The remorse principle holds that if remorse is proved as a supplementary fact, then this should normally lead to mitigation of the baseline sentence. If, on the other hand, an absence of remorse is proved as a supplementary fact, then there seem to be two basic options—both of which are compatible with the remorse principle. On the first option, a lack of remorse will normally serve to aggravate the baseline sentence. On the second option, in contrast, a lack of remorse will have—or, at least, need have—no effect on the baseline sentence. In other words, on this second approach, there need be no added punishment for lack of remorse.

As to which option is to be preferred, I would argue in favour of the second, as it makes fewer assumptions about the reasons why a person is not remorseful and leaves it open as to when and how a particular absence of remorse may reasonably affect the baseline sentence.
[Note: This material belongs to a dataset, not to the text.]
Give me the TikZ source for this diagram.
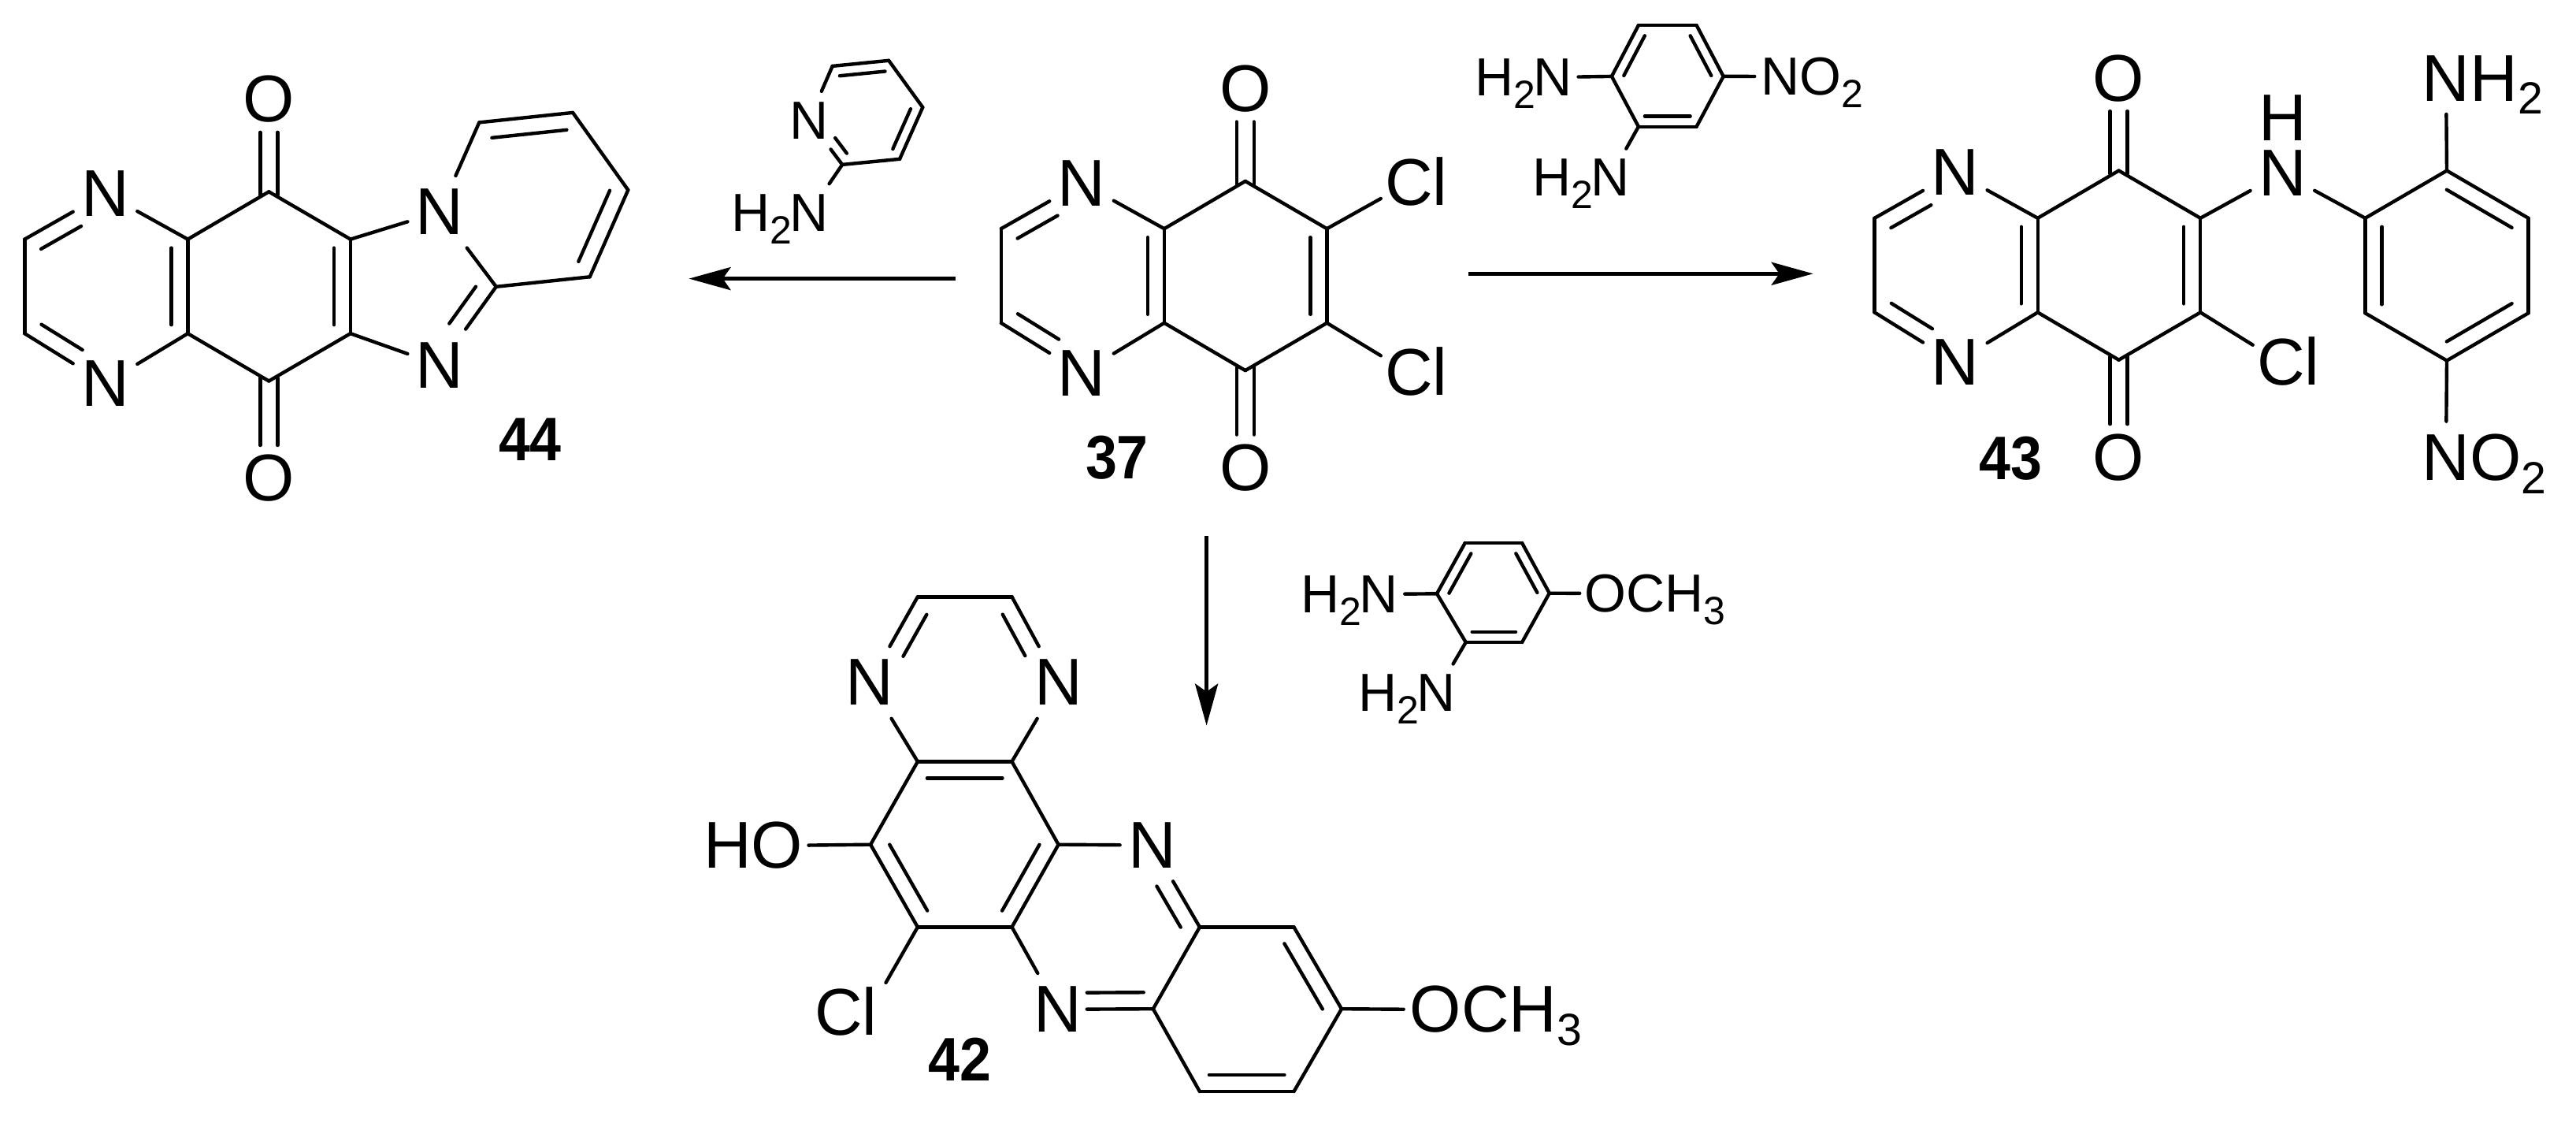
\documentclass[tikz,border=0pt]{standalone}
\usepackage{fontspec}
\setmainfont{Liberation Sans}
\usetikzlibrary{calc,arrows.meta}
\newcommand\subM[1]{\raisebox{-4.2pt}{\fontsize{14.3}{14.3}\selectfont #1}}
\newcommand\subR[1]{\raisebox{-4pt}{\fontsize{12.5}{12.5}\selectfont #1}}
\newcommand\aft[1]{\smash{\rlap{#1}}}
\newcommand\bef[1]{\smash{\llap{#1}}}
\newcommand\cpdnum[1]{\scalebox{0.92}[1]{#1}}
\def\dofs{5.25pt}
\newcommand\dbond[5]{%
  \draw[bondl] (#1) -- (#2);
  \draw[bondl] ($(#1)!#4!(#2)!\dofs!#3:(#2)$) -- ($(#2)!#5!(#1)!\dofs!#3:(#2)$);
}
\newcommand\sbond[2]{\draw[bondl] (#1) -- (#2);}
\newcommand\codbl[2]{%
  \draw[bondl] ($(#1)!-1pt!(#2)!2.75pt!90:(#2)$) -- ($(#2)!10.5pt!(#1)!2.75pt!-90:(#1)$);
  \draw[bondl] ($(#1)!-1pt!(#2)!2.75pt!-90:(#2)$) -- ($(#2)!10.5pt!(#1)!2.75pt!90:(#1)$);
}
\newcommand\quinox[3]{%
  \begin{scope}[shift={(#2,#3)}]
    \coordinate (#1ca) at (238.4,303.6);
    \coordinate (#1cb) at (341.3,243.3);
    \coordinate (#1cc) at (444.9,303.6);
    \coordinate (#1cd) at (444.9,423.2);
    \coordinate (#1ce) at (341.3,483.5);
    \coordinate (#1cf) at (238.4,423.2);
    \coordinate (#1cg) at (31.3,303.6);
    \coordinate (#1ch) at (31.3,423.2);
    \node[atom] (#1nt) at (133.5,245.5) {N};
    \node[atom] (#1nb) at (133.5,486.6) {N};
    \node[atomo] (#1ot) at (341.3,125.9) {O};
    \node[atomo] (#1ob) at (341.3,607) {O};
  \end{scope}
  \dbond{#1cg}{#1nt}{-90}{3pt}{11.75pt}
  \sbond{#1nt}{#1ca}
  \sbond{#1ca}{#1cb}
  \sbond{#1cb}{#1cc}
  \dbond{#1cc}{#1cd}{-90}{2.75pt}{2.75pt}
  \dbond{#1ca}{#1cf}{-90}{2.75pt}{2.75pt}
  \sbond{#1cd}{#1ce}
  \sbond{#1ce}{#1cf}
  \sbond{#1cf}{#1nb}
  \dbond{#1ch}{#1nb}{90}{3pt}{11.75pt}
  \sbond{#1cg}{#1ch}
  \codbl{#1cb}{#1ot}
  \codbl{#1ce}{#1ob}
}
\tikzset{
  bondl/.style={line width=1.1pt,line cap=round},
  atom/.style={rectangle,inner sep=0pt,minimum width=20pt,minimum height=22.5pt,font=\fontsize{21}{21}\selectfont},
  atomo/.style={atom,minimum height=21pt},
  atomc/.style={atom,minimum width=17.5pt},
  atoml/.style={atom,minimum width=10pt,minimum height=17.5pt},
  ratom/.style={rectangle,inner sep=0pt,minimum width=16pt,minimum height=18pt,font=\fontsize{17}{17}\selectfont},
  cpdlabel/.style={inner sep=0pt,font=\bfseries\fontsize{19.5}{19.5}\selectfont},
  rxnarrow/.style={line width=1.25pt,-{Stealth[length=13.25pt,width=7.25pt,inset=2.5pt]}}
}
\begin{document}
\begin{tikzpicture}[x=0.25pt,y=-0.25pt]
\useasboundingbox (0,0) rectangle (3270,1425);
\fill[white] (0,0) rectangle (3270,1425);

% --- compound 44
\quinox{a}{0}{0}
\node[atom] (anx) at (558.2,268.8) {N};
\node[atom] (any) at (558.2,463.4) {N};
\coordinate (ac9) at (629.8,363.8);
\coordinate (ap1) at (608.3,155.4);
\coordinate (ap2) at (727.1,142.9);
\coordinate (ap3) at (797.3,241.1);
\coordinate (ap4) at (748.7,351.3);
\sbond{acc}{anx}
\sbond{acd}{any}
\sbond{anx}{ac9}
\sbond{anx}{ap1}
\dbond{ap1}{ap2}{-90}{3.5pt}{2.5pt}
\sbond{ap2}{ap3}
\dbond{ap3}{ap4}{-90}{2.5pt}{3pt}
\sbond{ap4}{ac9}
\dbond{ac9}{any}{-90}{3.75pt}{12.5pt}
\node[cpdlabel] (l44) at (673,558) {\cpdnum{44}};

% --- compound 37
\quinox{b}{1239.5}{-13.4}
\node[atomc] (bcl1) at (1788.6,232) {C\aft{l}};
\node[atomc] (bcl2) at (1788.6,473) {C\aft{l}};
\sbond{bcc}{bcl1}
\sbond{bcd}{bcl2}
\node[cpdlabel] (l37) at (1418,581) {\cpdnum{37}};

% --- compound 43
\quinox{c}{2348.3}{-26.8}
\node[atom] (cnh) at (2897.4,219.6) {N};
\node[atom,minimum height=0pt,minimum width=0pt] (chh) at (2897.4,149.6) {H};
\node[atomc] (ccl) at (2895.5,460) {C\aft{l}};
\coordinate (cq1) at (3002.4,276.8);
\coordinate (cq2) at (3106,216.5);
\coordinate (cq3) at (3209.5,276.8);
\coordinate (cq4) at (3209.5,397.3);
\coordinate (cq5) at (3106,457.6);
\coordinate (cq6) at (3002.4,397.3);
\node[atom] (cn2) at (3105,99.1) {N\aft{H\subM{2}}};
\node[atom] (cn3) at (3105,580.4) {N\aft{O\subM{2}}};
\sbond{ccc}{cnh}
\sbond{cnh}{cq1}
\sbond{ccd}{ccl}
\sbond{cq1}{cq2}
\dbond{cq2}{cq3}{-90}{3pt}{3pt}
\sbond{cq3}{cq4}
\dbond{cq4}{cq5}{-90}{3pt}{3pt}
\sbond{cq5}{cq6}
\dbond{cq6}{cq1}{-90}{2.75pt}{2.75pt}
\sbond{cq2}{cn2}
\sbond{cq5}{cn3}
\node[cpdlabel] (l43) at (2552,581.7) {\cpdnum{43}};

% --- compound 42
\coordinate (da) at (1164.9,757.3);
\coordinate (db) at (1284.5,757.3);
\node[atom] (dn1) at (1103.7,866) {N};
\node[atom] (dn2) at (1343.6,866) {N};
\coordinate (dc) at (1164.9,966.4);
\coordinate (dd) at (1284.5,966.4);
\coordinate (de) at (1105.1,1071.7);
\coordinate (df) at (1343.6,1071.7);
\coordinate (dg) at (1164.9,1176.4);
\coordinate (dh) at (1284.5,1176.4);
\node[atom] (dho) at (985.7,1073) {\bef{H\kern-0.4pt}O};
\node[atoml] (dcl) at (1104,1282.7) {\bef{C}l};
\node[atom] (dn3) at (1462.4,1072.5) {N};
\node[atom,minimum width=18pt] (dn4) at (1342.9,1280.8) {N};
\coordinate (di) at (1522.9,1176.4);
\coordinate (dj) at (1642.5,1176.4);
\coordinate (dk) at (1703,1280.2);
\coordinate (dl) at (1642.5,1385);
\coordinate (dm) at (1522.9,1385);
\coordinate (dp) at (1463.8,1280.2);
\node[atom] (dme) at (1822.5,1281) {O\aft{CH\subM{3}}};
\sbond{da}{db}
\dbond{da}{dn1}{90}{3.5pt}{12.5pt}
\dbond{db}{dn2}{-90}{3.5pt}{12.5pt}
\sbond{dn1}{dc}
\sbond{dn2}{dd}
\dbond{dc}{dd}{-90}{3pt}{3pt}
\sbond{dd}{df}
\dbond{df}{dh}{-90}{3pt}{3pt}
\sbond{dh}{dg}
\dbond{dg}{de}{-90}{3pt}{3pt}
\sbond{de}{dc}
\sbond{de}{dho}
\sbond{dg}{dcl}
\sbond{df}{dn3}
\dbond{di}{dn3}{90}{3pt}{12pt}
\sbond{dh}{dn4}
\dbond{dp}{dn4}{-90}{3pt}{9.25pt}
\sbond{dp}{di}
\sbond{di}{dj}
\dbond{dj}{dk}{-90}{3pt}{3pt}
\sbond{dk}{dl}
\dbond{dl}{dm}{-90}{3pt}{3pt}
\sbond{dm}{dp}
\sbond{dk}{dme}
\node[cpdlabel] (l42) at (1218.4,1344.5) {\cpdnum{42}};

% --- reagents
\def\dofs{3.3pt}
% 2-aminopyridine
\coordinate (ea) at (1056.7,83.9);
\coordinate (eb) at (1128.2,76.8);
\coordinate (ec) at (1171.3,136.2);
\coordinate (ed) at (1142.1,201.8);
\coordinate (ee) at (1069.2,208.9);
\node[ratom] (en) at (1026.8,152.7) {N};
\node[ratom] (enh) at (1027.5,270) {\bef{H\subR{2}\kern-0.6pt}N};
\sbond{en}{ea}
\dbond{ea}{eb}{-90}{2pt}{1.5pt}
\sbond{eb}{ec}
\dbond{ec}{ed}{-90}{2pt}{2pt}
\sbond{ed}{ee}
\dbond{ee}{en}{-90}{2pt}{9.5pt}
\sbond{ee}{enh}

% nitro diamine
\coordinate (fa) at (2045.9,96.9);
\coordinate (fb) at (2079.9,32.1);
\coordinate (fc) at (2153.6,32.1);
\coordinate (fd) at (2187.7,96.9);
\coordinate (fe) at (2153.6,160.7);
\coordinate (ff) at (2079.9,160.7);
\node[ratom] (fn1) at (1970.8,98) {\bef{H\subR{2}\kern-0.7pt}N};
\node[ratom] (fn2) at (2043.8,225.4) {\bef{H\subR{2}\kern-0.7pt}N};
\node[ratom] (fn3) at (2260,97) {N\aft{O\subR{2}}};
\dbond{fa}{fb}{-90}{2pt}{2pt}
\sbond{fb}{fc}
\dbond{fc}{fd}{-90}{2pt}{2pt}
\sbond{fd}{fe}
\dbond{fe}{ff}{-90}{2pt}{2pt}
\sbond{ff}{fa}
\sbond{fa}{fn1}
\sbond{ff}{fn2}
\sbond{fd}{fn3}

% methoxy diamine
\coordinate (ga) at (1824,753.3);
\coordinate (gb) at (1859.7,689);
\coordinate (gc) at (1932.1,689);
\coordinate (gd) at (1966.8,752.7);
\coordinate (ge) at (1932.1,815);
\coordinate (gf) at (1860.7,815);
\node[ratom] (gn1) at (1750.5,754) {\bef{H\subR{2}\kern-0.7pt}N};
\node[ratom] (gn2) at (1823,879.3) {\bef{H\subR{2}\kern-0.7pt}N};
\node[ratom] (go) at (2038,753) {O\aft{CH\subR{3}}};
\dbond{ga}{gb}{-90}{2pt}{2pt}
\sbond{gb}{gc}
\dbond{gc}{gd}{-90}{2pt}{2pt}
\sbond{gd}{ge}
\dbond{ge}{gf}{-90}{2pt}{2pt}
\sbond{gf}{ga}
\sbond{ga}{gn1}
\sbond{gf}{gn2}
\sbond{gd}{go}

% --- reaction arrows
\coordinate (r1s) at (1213,353.6);
\coordinate (r1e) at (874.5,353.6);
\coordinate (r2s) at (1863.7,347.3);
\coordinate (r2e) at (2301.7,347.3);
\coordinate (r3s) at (1531.6,680);
\coordinate (r3e) at (1531.6,920.7);
\draw[rxnarrow] (r1s) -- (r1e);
\draw[rxnarrow] (r2s) -- (r2e);
\draw[rxnarrow] (r3s) -- (r3e);
\end{tikzpicture}
\end{document}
The possible reasons for remorse’s absence can be quite varied, and it would not be wise to treat them as all morally the same. The wrongly convicted person, for example, who feels no remorse because she did not in fact commit the crime, is clearly different from the defiant gloater who is proud of his deed; and the deluded offender who sincerely but falsely believes he is innocent is morally distinct from the psychopath who is simply incapable of feeling remorse. In the face of this variety we should not adopt a sentencing principle that fails to discriminate between these (and other) diverse cases.

In any case, regardless of how the choice of options is ultimately to be settled, the main point to note for present purposes is that the remorse principle is compatible with both options. That is, we can affirm that remorse should normally mitigate the baseline sentence without being committed to the view that a lack of remorse should normally aggravate it.